Stan
Stan

Reputation: 38255

Log parser/analyzer in Unix

What's the popular tool people use in Unix to parse/analyze log files? Doing counting, find unique, select/copy certain line which have certain patterns. Please advise some tools or some keyword. Since I believe there must be similar questions asked before, but I don't any idea about the keywords. Thanks.

Upvotes: 3

Views: 5085

Answers (5)

user853433
user853433

Reputation:

You might want to try out lnav, a curses based log analyzer. It has most of the features you would expect from a log parser like, chronological arrangement of log messages from multiple log files, support for multiple log formats, highlighting of error/warning messages, hotkeys for navigating between error/warning messages, support for SQL queries and lots more.
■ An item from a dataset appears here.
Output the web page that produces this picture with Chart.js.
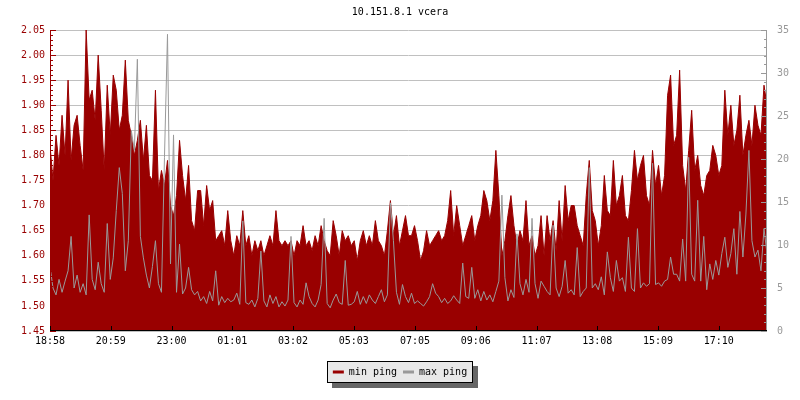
<!DOCTYPE html>
<html>
<head>
<meta charset="utf-8">
<title>10.151.8.1 vcera</title>
<script src="https://cdn.jsdelivr.net/npm/chart.js@4.4.1/dist/chart.umd.min.js"></script>
<style>
  body { margin: 0; background: #fff; }
  #pingChart { display: block; }
</style>
</head>
<body>
<canvas id="pingChart" width="800" height="400"></canvas>
<script>
// time axis labels, first sample is at 18:58
const timeLabels = ['18:58', '20:59', '23:00', '01:01', '03:02', '05:03', '07:05', '09:06', '11:07', '13:08', '15:09', '17:10'];
const stepMinutes = 6; // one sample every 6 min

const leftTicks = [1.45, 1.50, 1.55, 1.60, 1.65, 1.70, 1.75, 1.80, 1.85, 1.90, 1.95, 2.00, 2.05];
const rightTicks = [0, 5, 10, 15, 20, 25, 30, 35];

// min ping, left axis
const minPing = [
  1.82,1.75,1.84,1.78,1.88,1.80,1.95,1.79,1.86,1.88,1.82,1.77,2.05,1.91,1.93,1.87,2.00,1.89,1.77,1.94, // 18:58
  1.84,1.96,1.93,1.85,1.88,1.99,1.87,1.84,1.80,1.83,1.87,1.79,1.86,1.76,1.75,1.93,1.73,1.77,1.74,1.79, // 20:59
  1.70,1.68,1.72,1.83,1.76,1.71,1.78,1.67,1.65,1.73,1.73,1.66,1.74,1.69,1.71,1.63,1.64,1.65,1.62,1.69, // 23:00
  1.63,1.60,1.64,1.62,1.69,1.62,1.64,1.60,1.63,1.61,1.63,1.60,1.62,1.64,1.62,1.69,1.63,1.62,1.63,1.62, // 01:01
  1.63,1.60,1.63,1.62,1.66,1.62,1.63,1.61,1.64,1.62,1.66,1.63,1.61,1.60,1.67,1.64,1.60,1.65,1.63,1.64, // 03:02
  1.62,1.63,1.59,1.63,1.65,1.62,1.64,1.62,1.67,1.63,1.62,1.60,1.65,1.71,1.64,1.68,1.62,1.65,1.68,1.64, // 05:03
  1.64,1.66,1.63,1.59,1.61,1.65,1.62,1.63,1.64,1.65,1.63,1.64,1.67,1.73,1.64,1.70,1.66,1.62,1.64,1.66, // 07:05
  1.68,1.63,1.66,1.68,1.73,1.71,1.67,1.71,1.81,1.72,1.60,1.63,1.68,1.72,1.66,1.62,1.65,1.63,1.71,1.62, // 09:06
  1.64,1.60,1.62,1.68,1.60,1.68,1.63,1.67,1.61,1.71,1.63,1.74,1.67,1.70,1.70,1.66,1.64,1.62,1.72,1.79, // 11:07
  1.69,1.67,1.62,1.66,1.76,1.69,1.68,1.79,1.70,1.72,1.76,1.68,1.67,1.73,1.81,1.75,1.78,1.80,1.72,1.70, // 13:08
  1.81,1.74,1.78,1.72,1.76,1.92,1.96,1.82,1.84,1.97,1.78,1.73,1.81,1.89,1.77,1.80,1.74,1.72,1.76,1.77, // 15:09
  1.82,1.80,1.76,1.78,1.93,1.84,1.90,1.82,1.85,1.92,1.80,1.84,1.87,1.82,1.90,1.86,1.84,1.94,1.90       // 17:10
];

// max ping, right axis
const maxPing = [
  7.5,5.0,4.2,6.0,4.5,5.8,7.0,11.0,5.0,6.5,4.5,5.5,4.2,13.5,6.0,4.8,8.0,5.5,4.5,12.5,
  6.0,8.5,14.0,19.0,16.0,7.0,10.5,23.3,21.0,31.6,11.0,8.5,6.5,5.0,7.5,10.5,5.5,4.5,20.2,34.5,
  7.8,22.8,4.5,10.1,4.3,5.0,7.4,4.8,4.2,4.6,3.5,4.0,3.2,4.6,3.5,7.0,3.0,4.0,3.3,3.8,
  3.4,3.6,4.4,3.1,12.8,3.3,3.1,3.6,2.8,3.8,9.3,3.5,2.8,4.2,3.2,4.0,2.8,3.4,2.9,3.6,
  11.0,3.3,2.8,3.6,3.1,5.6,4.0,3.2,2.8,3.6,5.4,13.1,3.2,2.7,3.6,4.3,3.3,3.1,8.2,3.0,
  3.1,3.4,4.6,3.1,4.0,3.2,4.2,3.6,3.2,4.0,4.8,3.4,4.2,14.9,10.5,4.5,3.1,5.4,4.0,3.3,
  4.4,3.2,3.5,3.2,2.9,3.4,4.0,5.5,4.4,4.0,3.3,3.8,3.2,3.5,4.1,3.6,3.2,7.9,4.0,3.8,
  7.4,3.8,4.8,3.5,4.6,3.6,4.2,3.4,4.6,5.8,15.8,6.2,3.5,4.8,3.9,11.3,5.5,4.2,6.0,4.5,
  13.1,5.5,3.8,5.8,5.2,4.6,4.2,12.3,5.0,4.0,5.2,8.2,4.4,4.8,4.2,9.7,4.0,4.6,5.0,19.0,
  5.0,5.5,4.8,6.3,4.2,9.2,6.2,4.6,8.2,5.8,6.2,4.6,10.9,5.0,4.6,11.9,5.0,5.6,5.2,5.5,
  19.5,5.4,5.6,5.2,5.8,6.0,8.6,6.6,6.6,5.8,10.7,5.8,20.2,6.6,5.8,15.2,5.8,11.0,4.8,7.8,
  6.0,8.2,6.5,9.0,10.9,7.4,9.0,11.9,6.6,13.9,8.6,13.6,21.0,10.5,8.6,9.4,7.0,11.9,9.0
];

// minutes since first label for every time label
function toMinutes(label) {
  const p = label.split(':');
  return (+p[0]) * 60 + (+p[1]);
}
const startMin = toMinutes(timeLabels[0]);
const tickMinutes = timeLabels.map(l => (toMinutes(l) - startMin + 1440) % 1440);

const RED = '#990000';
const GREY = '#999999';

Chart.defaults.font.family = "'DejaVu Sans Mono', monospace";
Chart.defaults.font.size = 10;

// inward tick marks + axis lines drawn over the red area
const axisTicks = {
  id: 'axisTicks',
  afterDatasetsDraw(chart) {
    const ctx = chart.ctx;
    const a = chart.chartArea;
    const y = chart.scales.y, y1 = chart.scales.y1, x = chart.scales.x;
    ctx.save();
    ctx.lineWidth = 1;

    ctx.strokeStyle = RED;
    ctx.beginPath();
    for (let k = 0; k <= 60; k++) {
      const py = Math.round(y.getPixelForValue(y.min + k * 0.01)) + 0.5;
      ctx.moveTo(a.left, py);
      ctx.lineTo(a.left + (k % 5 === 0 ? 6 : 3), py);
    }
    ctx.moveTo(a.left + 0.5, a.top);
    ctx.lineTo(a.left + 0.5, a.bottom);
    ctx.stroke();

    ctx.strokeStyle = GREY;
    ctx.beginPath();
    for (let k = 0; k <= 35; k++) {
      const py = Math.round(y1.getPixelForValue(k)) + 0.5;
      ctx.moveTo(a.right, py);
      ctx.lineTo(a.right - (k % 5 === 0 ? 6 : 3), py);
    }
    ctx.moveTo(a.right - 0.5, a.top);
    ctx.lineTo(a.right - 0.5, a.bottom);
    ctx.stroke();

    ctx.strokeStyle = '#000';
    ctx.beginPath();
    tickMinutes.forEach(m => {
      const px = Math.round(x.getPixelForValue(m)) + 0.5;
      ctx.moveTo(px, a.bottom);
      ctx.lineTo(px, a.bottom - 5);
    });
    ctx.moveTo(a.left, a.bottom - 0.5);
    ctx.lineTo(a.right, a.bottom - 0.5);
    ctx.stroke();
    ctx.restore();
  }
};

// grey box with a shadow behind the legend
const legendBox = {
  id: 'legendBox',
  beforeDraw(chart) {
    const hb = chart.legend.legendHitBoxes;
    if (!hb || !hb.length) return;
    const last = hb[hb.length - 1];
    const left = Math.round(hb[0].left) - 6;
    const right = Math.round(last.left + last.width) + 6;
    const top = Math.round(hb[0].top) - 6;
    const bottom = Math.round(hb[0].top + hb[0].height) + 6;
    const ctx = chart.ctx;
    ctx.save();
    ctx.fillStyle = '#666666';
    ctx.fillRect(left + 5, top + 5, right - left, bottom - top);
    ctx.fillStyle = '#e8e8e8';
    ctx.fillRect(left, top, right - left, bottom - top);
    ctx.strokeStyle = '#000';
    ctx.lineWidth = 1;
    ctx.strokeRect(left + 0.5, top + 0.5, right - left - 1, bottom - top - 1);
    ctx.restore();
  }
};

const ctx = document.getElementById('pingChart').getContext('2d');
new Chart(ctx, {
  type: 'line',
  data: {
    datasets: [{
      label: 'min ping',
      data: minPing.map((v, i) => ({ x: i * stepMinutes, y: v })),
      yAxisID: 'y',
      borderColor: RED,
      backgroundColor: RED,
      borderWidth: 1,
      pointRadius: 0,
      fill: 'start',
      order: 2
    }, {
      label: 'max ping',
      data: maxPing.map((v, i) => ({ x: i * stepMinutes, y: v })),
      yAxisID: 'y1',
      borderColor: GREY,
      backgroundColor: GREY,
      borderWidth: 1,
      pointRadius: 0,
      fill: false,
      order: 1
    }]
  },
  options: {
    responsive: false,
    animation: false,
    devicePixelRatio: 1,
    layout: { padding: { bottom: 13 } },
    scales: {
      x: {
        type: 'linear',
        min: 0,
        max: (minPing.length - 1) * stepMinutes,
        grid: { display: false, drawTicks: false },
        border: { display: false },
        afterBuildTicks: s => { s.ticks = tickMinutes.map(v => ({ value: v })); },
        afterFit: s => { s.height = 30; },
        ticks: {
          color: '#000',
          padding: 4,
          maxRotation: 0,
          autoSkip: false,
          callback: v => timeLabels[tickMinutes.indexOf(v)]
        }
      },
      y: {
        position: 'left',
        min: 1.45,
        max: 2.05,
        grid: { color: '#c0c0c0', drawTicks: false },
        border: { display: false },
        afterBuildTicks: s => { s.ticks = leftTicks.map(v => ({ value: v })); },
        afterFit: s => { s.width = 50; },
        ticks: { color: RED, padding: 5, callback: v => v.toFixed(2) }
      },
      y1: {
        position: 'right',
        min: 0,
        max: 35,
        grid: { display: false, drawTicks: false },
        border: { display: false },
        afterBuildTicks: s => { s.ticks = rightTicks.map(v => ({ value: v })); },
        afterFit: s => { s.width = 33; },
        ticks: { color: GREY, padding: 10 }
      }
    },
    plugins: {
      title: {
        display: true,
        text: '10.151.8.1 vcera',
        color: '#000',
        font: { size: 10, weight: 'normal' },
        padding: { top: 6, bottom: 12 }
      },
      legend: {
        position: 'bottom',
        labels: {
          boxWidth: 11,
          boxHeight: 3,
          padding: 6,
          color: '#000',
          font: { size: 10 },
          generateLabels: () => [
            { text: 'min ping', fillStyle: RED, strokeStyle: RED, lineWidth: 0, datasetIndex: 0 },
            { text: 'max ping', fillStyle: GREY, strokeStyle: GREY, lineWidth: 0, datasetIndex: 1 }
          ]
        }
      },
      tooltip: { enabled: false }
    }
  },
  plugins: [axisTicks, legendBox]
});
</script>
</body>
</html>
Take a look at the project's website for screenshots and a detailed list of features.

Upvotes: 2

hlovdal
hlovdal

Reputation: 28180

For regular, nightly checking there is logwatch which have several different scripts in /usr/share/logwatch/scripts/services that check for specific things (like web server stuff, ftp server stuff, sshd related stuff, etc) in syslog. Default install enables most of them, but you are able to enable/disable as you like or even write your own scripts.

For real-time watching there is multitail.

Upvotes: 3

ghostdog74
ghostdog74

Reputation: 342313

Any programming language that allows you to open and read files, do string/text manipulations can be used, eg Perl,Python,(g)awk, Ruby,PHP, even Java etc. They support modules for the file formats you are parsing,eg csv, etc.

Upvotes: 0

Christian
Christian

Reputation: 9486

I find it to be a huge failure that many log formats do not separate columns with proper unique field separators. Not because that is best, but because it is the basic premise of unix textutils that operate on table data. Instead they tend to use spaces as separators and quote fields that might contain spaces.

One of the most practical simple changes I made to web log analyzing was to leave the default NCSA log format produced by the nginx web server, to instead use tab as the field separator.

Suddenly I could use all of the primitive unix textutils for quick lookups, but especially awk! Print only lines where the user-agent field contains Googlebot:

awk 'BEGIN {FS="\t"}  $7 ~ /Googlebot/ { print; }' < logfile

Find the number of requests on for each unique request

awk 'BEGIN {FS="\t"}  { print $4; }' < logfile | sort | uniq -c | sort -n

And of course lots of combinations to find specific visitors.

Upvotes: 4

dirkgently
dirkgently

Reputation: 111120

Take a look at some of the generic log parsers listed here. If you use something like syslog, you can probably get a custom parser/analyzer too. Otherwise, for trivial searches, any scripting language like perl, python or even awk suffices.